**Source material**
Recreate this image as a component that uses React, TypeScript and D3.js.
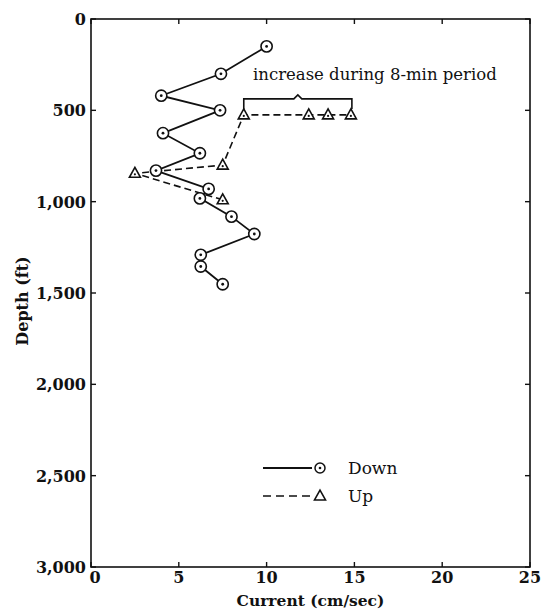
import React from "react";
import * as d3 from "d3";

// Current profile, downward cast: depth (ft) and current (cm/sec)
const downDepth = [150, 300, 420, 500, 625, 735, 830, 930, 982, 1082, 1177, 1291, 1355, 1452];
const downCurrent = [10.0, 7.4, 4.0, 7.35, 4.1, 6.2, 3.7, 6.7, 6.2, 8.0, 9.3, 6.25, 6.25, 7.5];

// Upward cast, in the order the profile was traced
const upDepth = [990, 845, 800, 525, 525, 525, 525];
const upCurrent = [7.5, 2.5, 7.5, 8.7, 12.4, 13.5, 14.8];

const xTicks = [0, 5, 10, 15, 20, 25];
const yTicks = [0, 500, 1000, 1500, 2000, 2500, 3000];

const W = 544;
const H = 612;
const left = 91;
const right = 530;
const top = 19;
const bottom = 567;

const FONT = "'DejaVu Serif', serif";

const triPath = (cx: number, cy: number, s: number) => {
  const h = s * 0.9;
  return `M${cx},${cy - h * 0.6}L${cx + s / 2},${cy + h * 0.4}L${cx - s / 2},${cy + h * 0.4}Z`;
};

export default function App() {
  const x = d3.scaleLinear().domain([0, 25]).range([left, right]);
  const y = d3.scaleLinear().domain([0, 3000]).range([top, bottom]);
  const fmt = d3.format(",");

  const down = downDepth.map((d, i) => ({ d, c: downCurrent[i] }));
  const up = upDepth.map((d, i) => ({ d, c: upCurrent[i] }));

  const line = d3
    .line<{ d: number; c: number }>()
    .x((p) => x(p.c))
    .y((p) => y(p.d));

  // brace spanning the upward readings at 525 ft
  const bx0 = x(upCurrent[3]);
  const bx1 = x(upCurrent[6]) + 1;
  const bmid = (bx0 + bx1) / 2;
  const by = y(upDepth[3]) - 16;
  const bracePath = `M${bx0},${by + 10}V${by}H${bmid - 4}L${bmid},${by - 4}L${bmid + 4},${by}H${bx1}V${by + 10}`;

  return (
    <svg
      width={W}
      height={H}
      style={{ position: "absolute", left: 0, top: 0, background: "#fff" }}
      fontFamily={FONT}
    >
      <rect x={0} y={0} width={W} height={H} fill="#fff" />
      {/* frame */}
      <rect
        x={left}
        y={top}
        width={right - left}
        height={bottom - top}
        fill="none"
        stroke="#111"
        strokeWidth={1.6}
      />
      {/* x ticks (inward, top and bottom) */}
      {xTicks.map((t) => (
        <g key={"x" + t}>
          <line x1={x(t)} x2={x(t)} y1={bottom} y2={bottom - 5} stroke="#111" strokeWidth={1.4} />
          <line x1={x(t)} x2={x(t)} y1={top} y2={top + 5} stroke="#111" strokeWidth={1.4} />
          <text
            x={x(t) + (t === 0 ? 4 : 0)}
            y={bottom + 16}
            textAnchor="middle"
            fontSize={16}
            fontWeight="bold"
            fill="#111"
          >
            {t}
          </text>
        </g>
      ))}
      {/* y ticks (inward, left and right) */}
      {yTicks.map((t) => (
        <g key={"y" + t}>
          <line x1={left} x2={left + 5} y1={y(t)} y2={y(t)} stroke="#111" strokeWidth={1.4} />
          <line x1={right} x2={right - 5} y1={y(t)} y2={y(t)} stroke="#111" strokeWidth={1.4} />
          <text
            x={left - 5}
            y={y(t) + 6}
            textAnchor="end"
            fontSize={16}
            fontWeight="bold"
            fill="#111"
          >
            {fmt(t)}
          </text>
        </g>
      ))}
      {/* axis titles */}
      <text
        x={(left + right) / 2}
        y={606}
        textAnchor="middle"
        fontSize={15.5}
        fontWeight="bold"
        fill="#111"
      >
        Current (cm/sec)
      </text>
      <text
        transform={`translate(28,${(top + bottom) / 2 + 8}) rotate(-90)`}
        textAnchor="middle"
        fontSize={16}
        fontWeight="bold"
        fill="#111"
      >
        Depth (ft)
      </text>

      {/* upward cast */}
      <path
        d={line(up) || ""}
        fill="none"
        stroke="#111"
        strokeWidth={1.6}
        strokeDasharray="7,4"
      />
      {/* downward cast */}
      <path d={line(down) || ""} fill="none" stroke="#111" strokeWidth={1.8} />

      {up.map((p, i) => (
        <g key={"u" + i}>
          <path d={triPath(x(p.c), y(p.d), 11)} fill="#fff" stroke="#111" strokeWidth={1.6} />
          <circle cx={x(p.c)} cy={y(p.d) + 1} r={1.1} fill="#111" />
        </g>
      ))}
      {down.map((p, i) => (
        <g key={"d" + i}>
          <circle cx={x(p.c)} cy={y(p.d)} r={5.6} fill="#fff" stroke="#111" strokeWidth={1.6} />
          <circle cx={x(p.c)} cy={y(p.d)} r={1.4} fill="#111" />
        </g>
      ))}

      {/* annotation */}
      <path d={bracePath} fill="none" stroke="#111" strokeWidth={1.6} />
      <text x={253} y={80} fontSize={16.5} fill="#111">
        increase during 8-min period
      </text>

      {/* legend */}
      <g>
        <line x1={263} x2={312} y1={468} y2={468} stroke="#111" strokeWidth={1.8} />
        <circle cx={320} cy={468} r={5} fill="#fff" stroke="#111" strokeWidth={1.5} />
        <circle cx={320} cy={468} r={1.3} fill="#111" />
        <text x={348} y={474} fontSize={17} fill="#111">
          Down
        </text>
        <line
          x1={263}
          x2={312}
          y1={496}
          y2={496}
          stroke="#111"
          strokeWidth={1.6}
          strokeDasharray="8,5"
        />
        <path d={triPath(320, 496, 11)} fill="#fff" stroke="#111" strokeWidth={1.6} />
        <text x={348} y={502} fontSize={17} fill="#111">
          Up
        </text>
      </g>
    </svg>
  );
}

**Task objective**
Ignore the images and quote every line of the listing exactly.

**The completed task**
Recreate this image as a component that uses React, TypeScript and D3.js.
import React from "react";
import * as d3 from "d3";

// Current profile, downward cast: depth (ft) and current (cm/sec)
const downDepth = [150, 300, 420, 500, 625, 735, 830, 930, 982, 1082, 1177, 1291, 1355, 1452];
const downCurrent = [10.0, 7.4, 4.0, 7.35, 4.1, 6.2, 3.7, 6.7, 6.2, 8.0, 9.3, 6.25, 6.25, 7.5];

// Upward cast, in the order the profile was traced
const upDepth = [990, 845, 800, 525, 525, 525, 525];
const upCurrent = [7.5, 2.5, 7.5, 8.7, 12.4, 13.5, 14.8];

const xTicks = [0, 5, 10, 15, 20, 25];
const yTicks = [0, 500, 1000, 1500, 2000, 2500, 3000];

const W = 544;
const H = 612;
const left = 91;
const right = 530;
const top = 19;
const bottom = 567;

const FONT = "'DejaVu Serif', serif";

const triPath = (cx: number, cy: number, s: number) => {
  const h = s * 0.9;
  return `M${cx},${cy - h * 0.6}L${cx + s / 2},${cy + h * 0.4}L${cx - s / 2},${cy + h * 0.4}Z`;
};

export default function App() {
  const x = d3.scaleLinear().domain([0, 25]).range([left, right]);
  const y = d3.scaleLinear().domain([0, 3000]).range([top, bottom]);
  const fmt = d3.format(",");

  const down = downDepth.map((d, i) => ({ d, c: downCurrent[i] }));
  const up = upDepth.map((d, i) => ({ d, c: upCurrent[i] }));

  const line = d3
    .line<{ d: number; c: number }>()
    .x((p) => x(p.c))
    .y((p) => y(p.d));

  // brace spanning the upward readings at 525 ft
  const bx0 = x(upCurrent[3]);
  const bx1 = x(upCurrent[6]) + 1;
  const bmid = (bx0 + bx1) / 2;
  const by = y(upDepth[3]) - 16;
  const bracePath = `M${bx0},${by + 10}V${by}H${bmid - 4}L${bmid},${by - 4}L${bmid + 4},${by}H${bx1}V${by + 10}`;

  return (
    <svg
      width={W}
      height={H}
      style={{ position: "absolute", left: 0, top: 0, background: "#fff" }}
      fontFamily={FONT}
    >
      <rect x={0} y={0} width={W} height={H} fill="#fff" />
      {/* frame */}
      <rect
        x={left}
        y={top}
        width={right - left}
        height={bottom - top}
        fill="none"
        stroke="#111"
        strokeWidth={1.6}
      />
      {/* x ticks (inward, top and bottom) */}
      {xTicks.map((t) => (
        <g key={"x" + t}>
          <line x1={x(t)} x2={x(t)} y1={bottom} y2={bottom - 5} stroke="#111" strokeWidth={1.4} />
          <line x1={x(t)} x2={x(t)} y1={top} y2={top + 5} stroke="#111" strokeWidth={1.4} />
          <text
            x={x(t) + (t === 0 ? 4 : 0)}
            y={bottom + 16}
            textAnchor="middle"
            fontSize={16}
            fontWeight="bold"
            fill="#111"
          >
            {t}
          </text>
        </g>
      ))}
      {/* y ticks (inward, left and right) */}
      {yTicks.map((t) => (
        <g key={"y" + t}>
          <line x1={left} x2={left + 5} y1={y(t)} y2={y(t)} stroke="#111" strokeWidth={1.4} />
          <line x1={right} x2={right - 5} y1={y(t)} y2={y(t)} stroke="#111" strokeWidth={1.4} />
          <text
            x={left - 5}
            y={y(t) + 6}
            textAnchor="end"
            fontSize={16}
            fontWeight="bold"
            fill="#111"
          >
            {fmt(t)}
          </text>
        </g>
      ))}
      {/* axis titles */}
      <text
        x={(left + right) / 2}
        y={606}
        textAnchor="middle"
        fontSize={15.5}
        fontWeight="bold"
        fill="#111"
      >
        Current (cm/sec)
      </text>
      <text
        transform={`translate(28,${(top + bottom) / 2 + 8}) rotate(-90)`}
        textAnchor="middle"
        fontSize={16}
        fontWeight="bold"
        fill="#111"
      >
        Depth (ft)
      </text>

      {/* upward cast */}
      <path
        d={line(up) || ""}
        fill="none"
        stroke="#111"
        strokeWidth={1.6}
        strokeDasharray="7,4"
      />
      {/* downward cast */}
      <path d={line(down) || ""} fill="none" stroke="#111" strokeWidth={1.8} />

      {up.map((p, i) => (
        <g key={"u" + i}>
          <path d={triPath(x(p.c), y(p.d), 11)} fill="#fff" stroke="#111" strokeWidth={1.6} />
          <circle cx={x(p.c)} cy={y(p.d) + 1} r={1.1} fill="#111" />
        </g>
      ))}
      {down.map((p, i) => (
        <g key={"d" + i}>
          <circle cx={x(p.c)} cy={y(p.d)} r={5.6} fill="#fff" stroke="#111" strokeWidth={1.6} />
          <circle cx={x(p.c)} cy={y(p.d)} r={1.4} fill="#111" />
        </g>
      ))}

      {/* annotation */}
      <path d={bracePath} fill="none" stroke="#111" strokeWidth={1.6} />
      <text x={253} y={80} fontSize={16.5} fill="#111">
        increase during 8-min period
      </text>

      {/* legend */}
      <g>
        <line x1={263} x2={312} y1={468} y2={468} stroke="#111" strokeWidth={1.8} />
        <circle cx={320} cy={468} r={5} fill="#fff" stroke="#111" strokeWidth={1.5} />
        <circle cx={320} cy={468} r={1.3} fill="#111" />
        <text x={348} y={474} fontSize={17} fill="#111">
          Down
        </text>
        <line
          x1={263}
          x2={312}
          y1={496}
          y2={496}
          stroke="#111"
          strokeWidth={1.6}
          strokeDasharray="8,5"
        />
        <path d={triPath(320, 496, 11)} fill="#fff" stroke="#111" strokeWidth={1.6} />
        <text x={348} y={502} fontSize={17} fill="#111">
          Up
        </text>
      </g>
    </svg>
  );
}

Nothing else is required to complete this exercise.